Start DATA BLOCK
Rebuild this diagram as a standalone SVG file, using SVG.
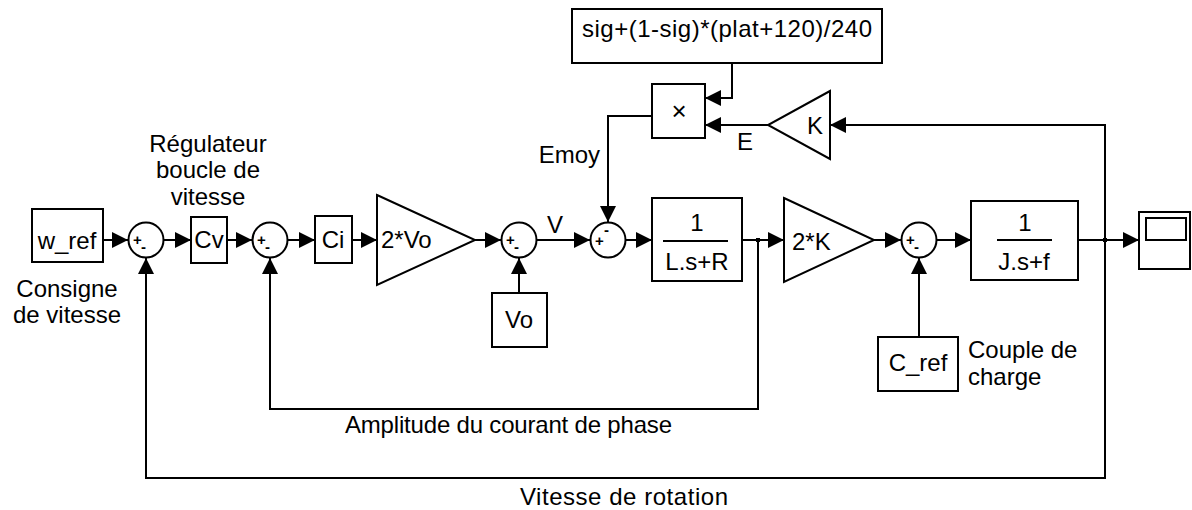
<svg xmlns="http://www.w3.org/2000/svg" width="1192" height="510" viewBox="0 0 1192 510">
<style>
.blk{fill:#fff;stroke:#000;stroke-width:2}
.w{fill:none;stroke:#000;stroke-width:2}
text{font-family:"Liberation Sans",Arial,sans-serif;font-size:24px;fill:#000}
.c{text-anchor:middle}
.s{font-size:15px;font-weight:bold}
</style>
<defs>
<marker id="ar" markerUnits="userSpaceOnUse" markerWidth="17" markerHeight="16" refX="16" refY="8" orient="auto">
<path d="M0,0 L16,8 L0,16 z" fill="#000"/>
</marker>
</defs>
<rect width="1192" height="510" fill="#fff"/>

<g id="connectors">
<path class="w" marker-end="url(#ar)" d="M103,240 H128"/>
<path class="w" marker-end="url(#ar)" d="M164,240 H191"/>
<path class="w" marker-end="url(#ar)" d="M227,240 H252"/>
<path class="w" marker-end="url(#ar)" d="M288,240 H315"/>
<path class="w" marker-end="url(#ar)" d="M352,240 H377"/>
<path class="w" marker-end="url(#ar)" d="M475,240 H501"/>
<path class="w" marker-end="url(#ar)" d="M537,240 H590"/>
<path class="w" marker-end="url(#ar)" d="M626,240 H652"/>
<path class="w" marker-end="url(#ar)" d="M742,240 H784"/>
<path class="w" marker-end="url(#ar)" d="M758,240 V409 H270 V258"/>
<path class="w" marker-end="url(#ar)" d="M874,240 H901"/>
<path class="w" marker-end="url(#ar)" d="M937,240 H971"/>
<path class="w" marker-end="url(#ar)" d="M1078,240 H1139"/>
<path class="w" marker-end="url(#ar)" d="M1105,240 V478 H146 V258"/>
<path class="w" marker-end="url(#ar)" d="M1105,240 V125 H830"/>
<path class="w" marker-end="url(#ar)" d="M768,125 H705"/>
<path class="w" marker-end="url(#ar)" d="M732,63 V98 H705"/>
<path class="w" marker-end="url(#ar)" d="M652,116 H608 V222"/>
<path class="w" marker-end="url(#ar)" d="M519,293 V258"/>
<path class="w" marker-end="url(#ar)" d="M919,337 V258"/>
<rect x="756" y="238" width="4" height="4" fill="#000"/>
<rect x="1103" y="238" width="4" height="4" fill="#000"/>
<text x="547" y="233">V</text>
<text x="600" y="163" style="text-anchor:end">Emoy</text>
<text x="737" y="150">E</text>
<text x="345" y="433" textLength="327" lengthAdjust="spacing">Amplitude du courant de phase</text>
<text x="520" y="505" textLength="208" lengthAdjust="spacing">Vitesse de rotation</text>
</g>

<g id="w_ref">
<rect class="blk" x="32" y="209" width="71" height="53"/>
<text class="c" x="67" y="249">w_ref</text>
<text class="c" x="67" y="297">Consigne</text>
<text class="c" x="67" y="323">de vitesse</text>
</g>

<g id="sum1">
<circle class="blk" cx="146" cy="240" r="17.5"/>
<text class="s" x="133" y="245">+</text>
<text class="s" x="141" y="252">-</text>
</g>

<g id="Cv">
<rect class="blk" x="191" y="217" width="36" height="46"/>
<text class="c" x="209" y="248">Cv</text>
<text class="c" x="208" y="152">Régulateur</text>
<text class="c" x="208" y="178">boucle de</text>
<text class="c" x="208" y="205">vitesse</text>
</g>

<g id="sum2">
<circle class="blk" cx="270" cy="240" r="17.5"/>
<text class="s" x="257" y="245">+</text>
<text class="s" x="265" y="252">-</text>
</g>

<g id="Ci">
<rect class="blk" x="315" y="216" width="37" height="47"/>
<text class="c" x="333" y="248">Ci</text>
</g>

<g id="gain_2Vo">
<path class="blk" d="M377,195 L475,240 L377,285 z"/>
<text x="381" y="248">2*Vo</text>
</g>

<g id="sum3">
<circle class="blk" cx="519" cy="240" r="17.5"/>
<text class="s" x="506" y="245">+</text>
<text class="s" x="514" y="252">-</text>
</g>

<g id="Vo">
<rect class="blk" x="492" y="293" width="55" height="54"/>
<text class="c" x="519" y="328">Vo</text>
</g>

<g id="sum4">
<circle class="blk" cx="608" cy="240" r="17.5"/>
<text class="s" x="595" y="246">+</text>
<text class="s" x="604" y="235">-</text>
</g>

<g id="formula">
<rect class="blk" x="572" y="9" width="310" height="54"/>
<text class="c" x="727" y="37" textLength="290" lengthAdjust="spacing">sig+(1-sig)*(plat+120)/240</text>
</g>

<g id="product">
<rect class="blk" x="652" y="84" width="53" height="54"/>
<text class="c" x="679" y="120" style="font-size:26px">×</text>
</g>

<g id="gain_K">
<path class="blk" d="M830,91 L768,125 L830,159 z"/>
<text class="c" x="815" y="134">K</text>
</g>

<g id="elec">
<rect class="blk" x="652" y="198" width="90" height="83"/>
<text class="c" x="697" y="231">1</text>
<line class="w" x1="663" y1="241" x2="728" y2="241"/>
<text class="c" x="697" y="270">L.s+R</text>
</g>

<g id="gain_2K">
<path class="blk" d="M784,198 L874,240 L784,282 z"/>
<text x="792" y="250">2*K</text>
</g>

<g id="sum5">
<circle class="blk" cx="919" cy="240" r="17.5"/>
<text class="s" x="906" y="245">+</text>
<text class="s" x="914" y="252">-</text>
</g>

<g id="C_ref">
<rect class="blk" x="878" y="337" width="80" height="54"/>
<text class="c" x="918" y="371">C_ref</text>
<text x="968" y="358">Couple de</text>
<text x="968" y="385">charge</text>
</g>

<g id="meca">
<rect class="blk" x="971" y="201" width="107" height="79"/>
<text class="c" x="1025" y="231">1</text>
<line class="w" x1="997" y1="240" x2="1052" y2="240"/>
<text class="c" x="1024" y="270">J.s+f</text>
</g>

<g id="scope">
<rect class="blk" x="1139" y="212" width="51" height="57"/>
<rect class="blk" x="1146" y="218" width="40" height="22"/>
</g>
</svg>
End DATA BLOCK
EXERCISE INSTRUCTIONS => Output the lines above in full and exactly as given, omitting any pictures.

TASK SOLUTION =>
Rebuild this diagram as a standalone SVG file, using SVG.
<svg xmlns="http://www.w3.org/2000/svg" width="1192" height="510" viewBox="0 0 1192 510">
<style>
.blk{fill:#fff;stroke:#000;stroke-width:2}
.w{fill:none;stroke:#000;stroke-width:2}
text{font-family:"Liberation Sans",Arial,sans-serif;font-size:24px;fill:#000}
.c{text-anchor:middle}
.s{font-size:15px;font-weight:bold}
</style>
<defs>
<marker id="ar" markerUnits="userSpaceOnUse" markerWidth="17" markerHeight="16" refX="16" refY="8" orient="auto">
<path d="M0,0 L16,8 L0,16 z" fill="#000"/>
</marker>
</defs>
<rect width="1192" height="510" fill="#fff"/>

<g id="connectors">
<path class="w" marker-end="url(#ar)" d="M103,240 H128"/>
<path class="w" marker-end="url(#ar)" d="M164,240 H191"/>
<path class="w" marker-end="url(#ar)" d="M227,240 H252"/>
<path class="w" marker-end="url(#ar)" d="M288,240 H315"/>
<path class="w" marker-end="url(#ar)" d="M352,240 H377"/>
<path class="w" marker-end="url(#ar)" d="M475,240 H501"/>
<path class="w" marker-end="url(#ar)" d="M537,240 H590"/>
<path class="w" marker-end="url(#ar)" d="M626,240 H652"/>
<path class="w" marker-end="url(#ar)" d="M742,240 H784"/>
<path class="w" marker-end="url(#ar)" d="M758,240 V409 H270 V258"/>
<path class="w" marker-end="url(#ar)" d="M874,240 H901"/>
<path class="w" marker-end="url(#ar)" d="M937,240 H971"/>
<path class="w" marker-end="url(#ar)" d="M1078,240 H1139"/>
<path class="w" marker-end="url(#ar)" d="M1105,240 V478 H146 V258"/>
<path class="w" marker-end="url(#ar)" d="M1105,240 V125 H830"/>
<path class="w" marker-end="url(#ar)" d="M768,125 H705"/>
<path class="w" marker-end="url(#ar)" d="M732,63 V98 H705"/>
<path class="w" marker-end="url(#ar)" d="M652,116 H608 V222"/>
<path class="w" marker-end="url(#ar)" d="M519,293 V258"/>
<path class="w" marker-end="url(#ar)" d="M919,337 V258"/>
<rect x="756" y="238" width="4" height="4" fill="#000"/>
<rect x="1103" y="238" width="4" height="4" fill="#000"/>
<text x="547" y="233">V</text>
<text x="600" y="163" style="text-anchor:end">Emoy</text>
<text x="737" y="150">E</text>
<text x="345" y="433" textLength="327" lengthAdjust="spacing">Amplitude du courant de phase</text>
<text x="520" y="505" textLength="208" lengthAdjust="spacing">Vitesse de rotation</text>
</g>

<g id="w_ref">
<rect class="blk" x="32" y="209" width="71" height="53"/>
<text class="c" x="67" y="249">w_ref</text>
<text class="c" x="67" y="297">Consigne</text>
<text class="c" x="67" y="323">de vitesse</text>
</g>

<g id="sum1">
<circle class="blk" cx="146" cy="240" r="17.5"/>
<text class="s" x="133" y="245">+</text>
<text class="s" x="141" y="252">-</text>
</g>

<g id="Cv">
<rect class="blk" x="191" y="217" width="36" height="46"/>
<text class="c" x="209" y="248">Cv</text>
<text class="c" x="208" y="152">Régulateur</text>
<text class="c" x="208" y="178">boucle de</text>
<text class="c" x="208" y="205">vitesse</text>
</g>

<g id="sum2">
<circle class="blk" cx="270" cy="240" r="17.5"/>
<text class="s" x="257" y="245">+</text>
<text class="s" x="265" y="252">-</text>
</g>

<g id="Ci">
<rect class="blk" x="315" y="216" width="37" height="47"/>
<text class="c" x="333" y="248">Ci</text>
</g>

<g id="gain_2Vo">
<path class="blk" d="M377,195 L475,240 L377,285 z"/>
<text x="381" y="248">2*Vo</text>
</g>

<g id="sum3">
<circle class="blk" cx="519" cy="240" r="17.5"/>
<text class="s" x="506" y="245">+</text>
<text class="s" x="514" y="252">-</text>
</g>

<g id="Vo">
<rect class="blk" x="492" y="293" width="55" height="54"/>
<text class="c" x="519" y="328">Vo</text>
</g>

<g id="sum4">
<circle class="blk" cx="608" cy="240" r="17.5"/>
<text class="s" x="595" y="246">+</text>
<text class="s" x="604" y="235">-</text>
</g>

<g id="formula">
<rect class="blk" x="572" y="9" width="310" height="54"/>
<text class="c" x="727" y="37" textLength="290" lengthAdjust="spacing">sig+(1-sig)*(plat+120)/240</text>
</g>

<g id="product">
<rect class="blk" x="652" y="84" width="53" height="54"/>
<text class="c" x="679" y="120" style="font-size:26px">×</text>
</g>

<g id="gain_K">
<path class="blk" d="M830,91 L768,125 L830,159 z"/>
<text class="c" x="815" y="134">K</text>
</g>

<g id="elec">
<rect class="blk" x="652" y="198" width="90" height="83"/>
<text class="c" x="697" y="231">1</text>
<line class="w" x1="663" y1="241" x2="728" y2="241"/>
<text class="c" x="697" y="270">L.s+R</text>
</g>

<g id="gain_2K">
<path class="blk" d="M784,198 L874,240 L784,282 z"/>
<text x="792" y="250">2*K</text>
</g>

<g id="sum5">
<circle class="blk" cx="919" cy="240" r="17.5"/>
<text class="s" x="906" y="245">+</text>
<text class="s" x="914" y="252">-</text>
</g>

<g id="C_ref">
<rect class="blk" x="878" y="337" width="80" height="54"/>
<text class="c" x="918" y="371">C_ref</text>
<text x="968" y="358">Couple de</text>
<text x="968" y="385">charge</text>
</g>

<g id="meca">
<rect class="blk" x="971" y="201" width="107" height="79"/>
<text class="c" x="1025" y="231">1</text>
<line class="w" x1="997" y1="240" x2="1052" y2="240"/>
<text class="c" x="1024" y="270">J.s+f</text>
</g>

<g id="scope">
<rect class="blk" x="1139" y="212" width="51" height="57"/>
<rect class="blk" x="1146" y="218" width="40" height="22"/>
</g>
</svg>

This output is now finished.